有馬記念でのGⅠ初制覇を狙うライラック photo by Sankei Visual

 このレースを血統的視点から占っていこう。今回、筆者が本命に推すのはライラック(牝4歳、美浦・相沢郁厩舎)だ。

 父オルフェーヴルはクラシック三冠馬で、有馬記念は3歳時の2011年、5歳時の2013年に勝利。引退レースとなった5歳時のレースは8馬身差という圧巻のパフォーマンスを見せた。オルフェーヴルの父ステイゴールドの産駒は、オルフェーヴル以外も有馬記念で好成績を残していて、2009年にドリームジャーニー、2012年にゴールドシップが勝利し、2012年には10番人気のオーシャンブルーが2着に入っている。

ライラックは母の父キングカメハメハ、祖母の父フジキセキという配合だが、これは2018年の優勝馬ブラストワンピース(父ハービンジャー)と同じ配合だ。牝系を見ると、祖母のいとこ・ダイワスカーレットが2008年の勝ち馬で、2007年も2着に入っている。その全兄ダイワメジャーも、「距離が長い」と見られながら2006年と2007年に2年連続で3着に入っている。父系、配合、牝系すべてが有馬記念と縁のある血統となっている。

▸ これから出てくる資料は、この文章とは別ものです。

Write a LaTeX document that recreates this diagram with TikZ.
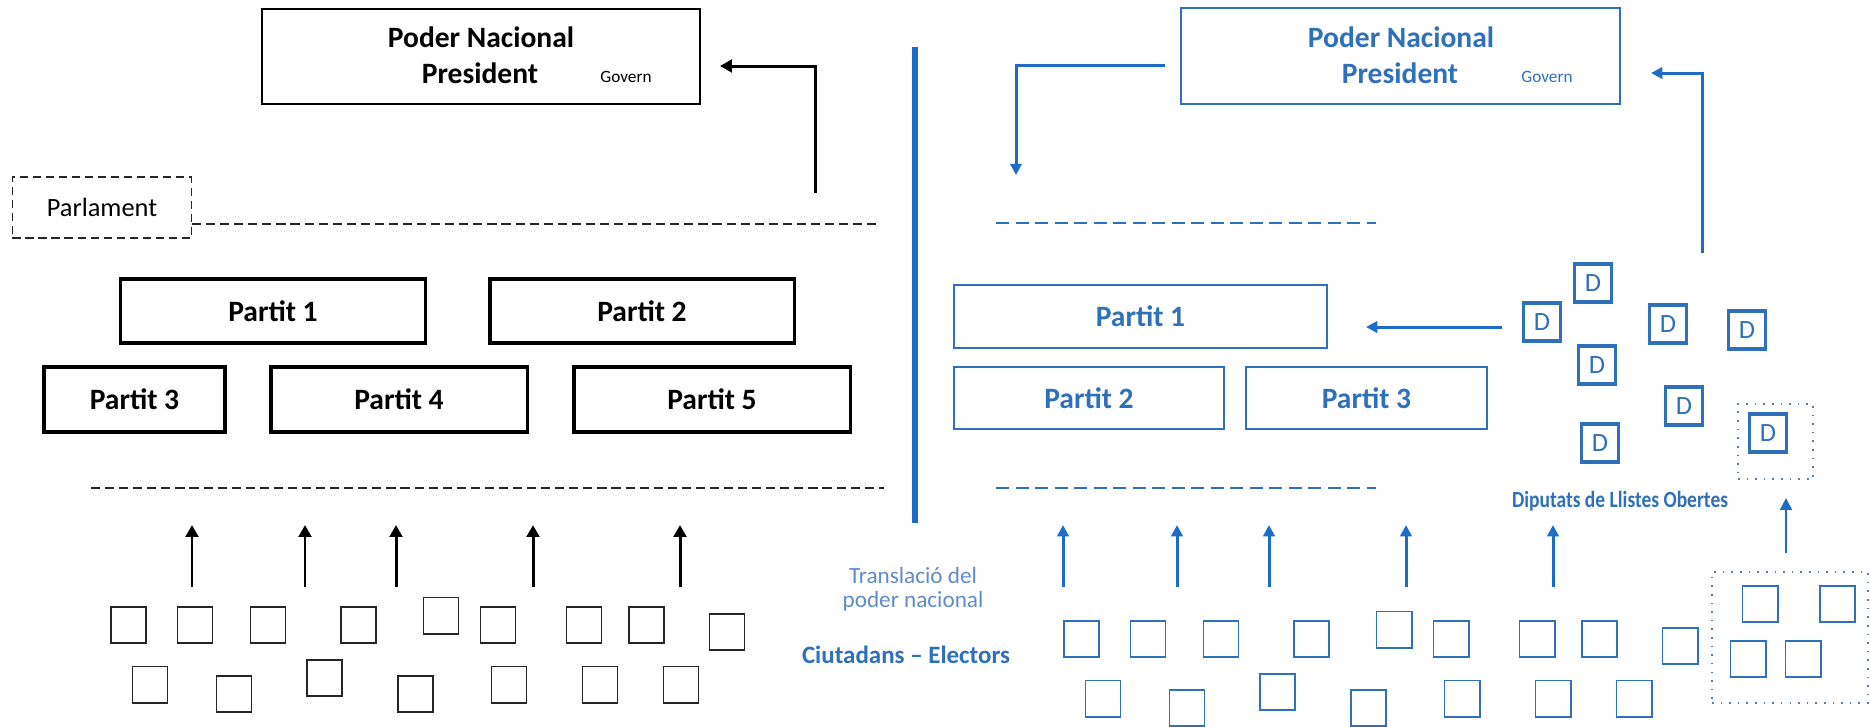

 実績や臨戦過程も好感が持てる。重賞レースの勝利はGⅢフェアリーS(中山・芝1600m)のみだが、昨年のGⅠエリザベス女王杯(阪神・芝2200m)では12番人気ながら2着に好走。今年も同レース4着からここに臨む。

 過去30年の有馬記念では牝馬が4勝、2着6回の成績を残しているが、そのうち5回の2着が前走エリザベス女王杯。中でも、2020年のサラキアはライラック同様に牡馬相手の重賞勝ちがなかったが、エリザベス女王杯2着から11番人気で有馬記念に出走し、タイム差なしの2着と激走。さらに2017年のクイーンズリングも、エリザベス女王杯7着から8番人気で2着と健闘している。ちなみに激走した牝馬2頭は、いずれも秋初戦にGⅡ府中牝馬Sを叩き、有馬記念が秋シーズン3戦目というローテーションだった。これはライラックとも共通する。

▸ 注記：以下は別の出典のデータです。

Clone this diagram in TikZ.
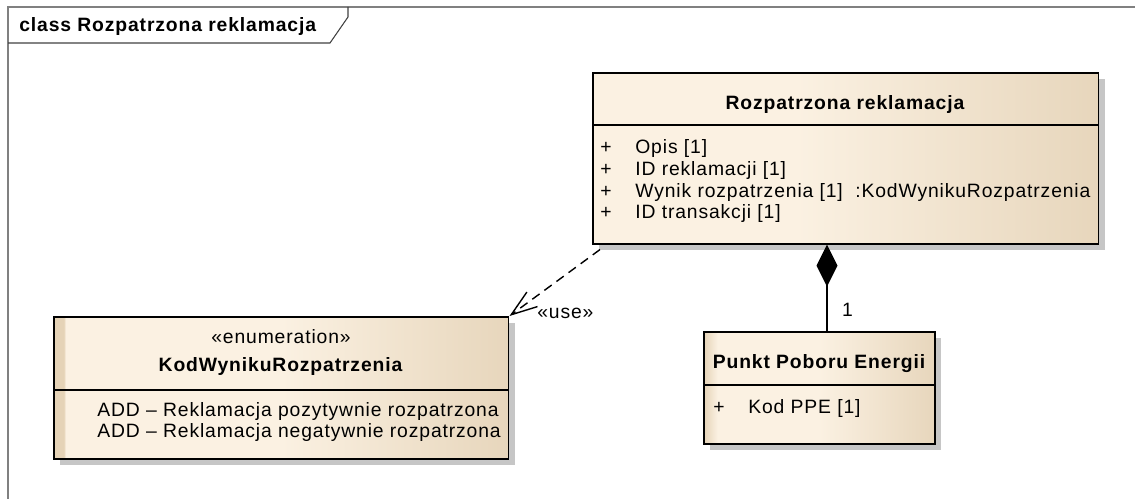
\documentclass[tikz,border=0pt]{standalone}
\usepackage{fontspec}
\setmainfont{Liberation Sans}[LetterSpace=4.5]
\usepackage{tikz}
\usetikzlibrary{arrows.meta, shadows}
\definecolor{umllight}{RGB}{251, 241, 226}
\definecolor{umldark}{RGB}{231, 214, 188}
\definecolor{umlstrip}{RGB}{229, 211, 183}
\definecolor{shadowgray}{RGB}{198, 198, 198}
\definecolor{framegray}{RGB}{128, 128, 128}
\pgfdeclarehorizontalshading{classshade}{100bp}{color(0bp)=(umllight); color(25bp)=(umllight); color(45bp)=(umllight); color(75bp)=(umldark); color(100bp)=(umldark)}
\pgfdeclarehorizontalshading{enumshade}{100bp}{color(0bp)=(umlstrip); color(26.1bp)=(umlstrip); color(26.3bp)=(umllight); color(50bp)=(umllight); color(75bp)=(umldark); color(100bp)=(umldark)}
\pgfdeclarehorizontalshading{ppeshade}{100bp}{color(0bp)=(umlstrip); color(25bp)=(umlstrip); color(28bp)=(umllight); color(50bp)=(umllight); color(75bp)=(umldark); color(100bp)=(umldark)}
\newcommand{\umlsize}{\fontsize{11pt}{13.2pt}\selectfont}

\begin{document}
\begin{tikzpicture}[
  x=0.02cm, y=-0.02cm,
  classbox/.style={draw=black, line width=0.9pt, shading=classshade, anchor=north west, inner sep=0pt,
    drop shadow={shadow xshift=0.13cm, shadow yshift=-0.12cm, fill=shadowgray, opacity=1}},
  divider/.style={draw=black, line width=0.9pt},
  classname/.style={font=\umlsize\bfseries, anchor=base, inner sep=0pt},
  attr/.style={font=\umlsize, anchor=base west, inner sep=0pt},
  vis/.style={font=\umlsize, anchor=base, inner sep=0pt},
  framestyle/.style={draw=framegray, line width=1.1pt},
  tabline/.style={draw=darkgray, line width=0.6pt},
  usearrow/.style={-{Straight Barb[length=0.52cm, width=0.36cm]}, line width=0.8pt, dash pattern=on 0.18cm off 0.12cm},
  composition/.style={-{Diamond[length=0.84cm, width=0.42cm]}, line width=0.9pt}
]
\useasboundingbox (0,0) rectangle (1135,499);

% Frame
\draw[framestyle] (8,499) -- (8,7) -- (1135,7);
\draw[tabline] (8,43) -- (330,43) -- (348,17) -- (348,7);
\node[classname, anchor=base west] (frameTitle) at (19,32) {class Rozpatrzona reklamacja};

% Rozpatrzona reklamacja
\node[classbox, minimum width=10.12cm, minimum height=3.42cm] (rec) at (592,72) {};
\coordinate (recSplit) at (592,125);
\draw[divider] (recSplit) -- (recSplit -| rec.east);
\node[classname] (recName) at (845,110) {Rozpatrzona reklamacja};
\node[vis] (recV1) at (606,154) {+};
\node[attr] (recA1) at (635,154) {Opis [1]};
\node[vis] (recV2) at (606,176) {+};
\node[attr] (recA2) at (635,176) {ID reklamacji [1]};
\node[vis] (recV3) at (606,197.5) {+};
\node[attr] (recA3) at (635,197.5) {Wynik rozpatrzenia [1]\ \ :KodWynikuRozpatrzenia};
\node[vis] (recV4) at (606,219) {+};
\node[attr] (recA4) at (635,219) {ID transakcji [1]};

% KodWynikuRozpatrzenia
\node[classbox, shading=enumshade, minimum width=9.1cm, minimum height=2.84cm] (enum) at (53,316) {};
\coordinate (enumSplit) at (53,390);
\draw[divider] (enumSplit) -- (enumSplit -| enum.east);
\node[vis] (enumStereo) at (281,343.5) {«enumeration»};
\node[classname] (enumName) at (280.5,372) {KodWynikuRozpatrzenia};
\node[attr] (enumL1) at (97,417) {ADD – Reklamacja pozytywnie rozpatrzona};
\node[attr] (enumL2) at (97,437.5) {ADD – Reklamacja negatywnie rozpatrzona};

% Punkt Poboru Energii
\node[classbox, shading=ppeshade, minimum width=4.62cm, minimum height=2.24cm] (ppe) at (703,331) {};
\coordinate (ppeSplit) at (703,385);
\draw[divider] (ppeSplit) -- (ppeSplit -| ppe.east);
\node[classname] (ppeName) at (819,369) {Punkt Poboru Energii};
\node[vis] (ppeV1) at (719,414) {+};
\node[attr] (ppeA1) at (748,414) {Kod PPE [1]};

% Connectors
\draw[usearrow] ([xshift=0.16cm, yshift=-0.1cm]rec.south west) -- (enum.north east);
\node[vis, anchor=base west] (useLabel) at (537,319) {«use»};

\coordinate (compAt) at (827,300);
\draw[composition] (compAt |- ppe.north) -- (compAt |- rec.south);
\node[vis] (multPPE) at (847.5,317) {1};

\end{tikzpicture}
\end{document}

 ライラックは中山で唯一の重賞勝ちを収め、その他はGⅢ紫苑S3着、GⅡ日経賞4着と中山で計3戦して1勝、3着1回、4着1回と崩れておらず、コース実績も十分。昨年のエリザベス女王杯2着も叩き3戦目だったので、ローテーション的にも好感が持てるだけに激走に期待したい。

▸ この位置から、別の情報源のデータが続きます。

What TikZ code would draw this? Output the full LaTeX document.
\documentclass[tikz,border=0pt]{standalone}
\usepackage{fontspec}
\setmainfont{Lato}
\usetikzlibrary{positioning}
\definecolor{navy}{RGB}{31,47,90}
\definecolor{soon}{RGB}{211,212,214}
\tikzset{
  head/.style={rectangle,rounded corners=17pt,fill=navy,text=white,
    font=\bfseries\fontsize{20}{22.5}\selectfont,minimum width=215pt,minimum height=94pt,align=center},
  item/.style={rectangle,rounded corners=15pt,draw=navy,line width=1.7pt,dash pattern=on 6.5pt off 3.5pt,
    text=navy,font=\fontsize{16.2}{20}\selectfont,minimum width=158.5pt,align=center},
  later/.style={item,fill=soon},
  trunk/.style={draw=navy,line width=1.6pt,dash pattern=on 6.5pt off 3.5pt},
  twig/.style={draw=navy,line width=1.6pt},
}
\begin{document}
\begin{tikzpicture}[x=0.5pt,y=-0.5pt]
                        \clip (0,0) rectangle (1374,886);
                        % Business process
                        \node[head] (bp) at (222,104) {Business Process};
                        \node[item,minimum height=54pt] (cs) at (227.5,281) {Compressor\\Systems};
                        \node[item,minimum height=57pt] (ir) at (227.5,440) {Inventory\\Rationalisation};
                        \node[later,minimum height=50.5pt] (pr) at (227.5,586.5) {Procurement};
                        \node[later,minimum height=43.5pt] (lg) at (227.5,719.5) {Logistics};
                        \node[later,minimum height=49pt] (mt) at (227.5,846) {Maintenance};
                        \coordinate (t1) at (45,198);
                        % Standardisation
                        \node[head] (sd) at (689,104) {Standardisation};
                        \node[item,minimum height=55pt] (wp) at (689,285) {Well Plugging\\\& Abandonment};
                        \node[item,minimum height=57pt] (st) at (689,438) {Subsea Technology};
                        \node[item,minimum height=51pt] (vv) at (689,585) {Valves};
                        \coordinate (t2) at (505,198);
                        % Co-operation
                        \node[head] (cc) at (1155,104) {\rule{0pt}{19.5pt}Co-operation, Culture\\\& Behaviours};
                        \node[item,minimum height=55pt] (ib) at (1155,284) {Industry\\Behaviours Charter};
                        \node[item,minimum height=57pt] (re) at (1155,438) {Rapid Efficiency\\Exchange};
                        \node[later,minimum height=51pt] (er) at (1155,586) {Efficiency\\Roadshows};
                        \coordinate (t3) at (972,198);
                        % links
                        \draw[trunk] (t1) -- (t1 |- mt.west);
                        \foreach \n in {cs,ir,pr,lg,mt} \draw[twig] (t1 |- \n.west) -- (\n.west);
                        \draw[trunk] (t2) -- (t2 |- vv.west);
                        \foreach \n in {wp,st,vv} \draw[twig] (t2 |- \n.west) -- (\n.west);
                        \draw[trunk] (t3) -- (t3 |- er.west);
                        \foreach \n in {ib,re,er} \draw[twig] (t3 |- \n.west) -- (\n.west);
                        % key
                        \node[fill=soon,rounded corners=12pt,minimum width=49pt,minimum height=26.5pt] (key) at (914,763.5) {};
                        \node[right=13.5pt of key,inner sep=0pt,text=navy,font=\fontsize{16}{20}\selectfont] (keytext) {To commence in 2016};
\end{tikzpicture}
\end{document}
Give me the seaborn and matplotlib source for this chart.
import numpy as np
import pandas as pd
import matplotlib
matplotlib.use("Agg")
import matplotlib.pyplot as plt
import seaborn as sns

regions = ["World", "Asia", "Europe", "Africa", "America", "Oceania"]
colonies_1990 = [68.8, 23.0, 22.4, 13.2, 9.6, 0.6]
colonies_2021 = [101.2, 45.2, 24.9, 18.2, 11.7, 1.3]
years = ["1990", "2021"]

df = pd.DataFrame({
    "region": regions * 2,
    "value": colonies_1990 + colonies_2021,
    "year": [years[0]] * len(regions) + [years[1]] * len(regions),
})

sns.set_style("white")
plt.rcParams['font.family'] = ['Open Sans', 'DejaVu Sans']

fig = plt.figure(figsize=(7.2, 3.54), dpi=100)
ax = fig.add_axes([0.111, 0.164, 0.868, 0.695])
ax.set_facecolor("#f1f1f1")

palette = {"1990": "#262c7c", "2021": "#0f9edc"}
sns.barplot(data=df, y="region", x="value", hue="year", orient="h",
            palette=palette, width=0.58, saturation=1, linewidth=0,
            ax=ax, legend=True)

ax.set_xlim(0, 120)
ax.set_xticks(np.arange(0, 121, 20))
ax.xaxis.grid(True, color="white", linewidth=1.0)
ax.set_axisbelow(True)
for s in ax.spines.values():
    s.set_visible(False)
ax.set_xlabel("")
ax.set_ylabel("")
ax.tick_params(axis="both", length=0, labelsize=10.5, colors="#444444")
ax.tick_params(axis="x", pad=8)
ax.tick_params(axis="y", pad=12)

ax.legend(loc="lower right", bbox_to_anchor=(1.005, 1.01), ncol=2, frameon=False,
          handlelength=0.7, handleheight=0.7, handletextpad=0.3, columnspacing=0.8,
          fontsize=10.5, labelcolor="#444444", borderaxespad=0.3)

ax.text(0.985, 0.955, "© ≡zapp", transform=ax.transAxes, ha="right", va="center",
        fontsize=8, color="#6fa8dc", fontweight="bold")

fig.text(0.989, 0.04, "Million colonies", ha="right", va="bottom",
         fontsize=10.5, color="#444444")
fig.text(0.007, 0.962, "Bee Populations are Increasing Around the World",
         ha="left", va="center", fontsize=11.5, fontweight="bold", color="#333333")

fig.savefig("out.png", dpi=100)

 もう1頭はウインマリリン(牝6歳、美浦・手塚貴久厩舎)を押す。父スクリーンヒーローの産駒は、2015年の勝ち馬で翌年も3着に入ったゴールドアクター、昨年に6番人気で2着に入ったボルドグフーシュと、全3回の出走機会ですべて3着以内と抜群のレース適性を示している。昨年も、スクリーンヒーローの後継種牡馬であるモーリスの仔、ジェラルディーナが3着に入っており、スクリーンヒーロー系は有馬記念の4戦すべてで3着以内に入っていることになる。

 ウインマリリンは2021年のGⅡ日経賞、GⅡオールカマーと、中山・芝2200m以上の重賞を2勝しているのを含め、全6勝のうち4勝を中山競馬場で挙げている。今年6歳、有馬記念が引退レースとなるが、昨年は世界の強豪を相手にGⅠ香港ヴァーズを制した馬で、今年も米GⅠBCフィリー&メアターフで4着とまずまずの走りを見せた。ラストランの激走に期待したい。

 以上、今年の有馬記念は、オルフェーヴル産駒ライラック、スクリーンヒーロー産駒ウインマリリンの牝馬2頭に期待する。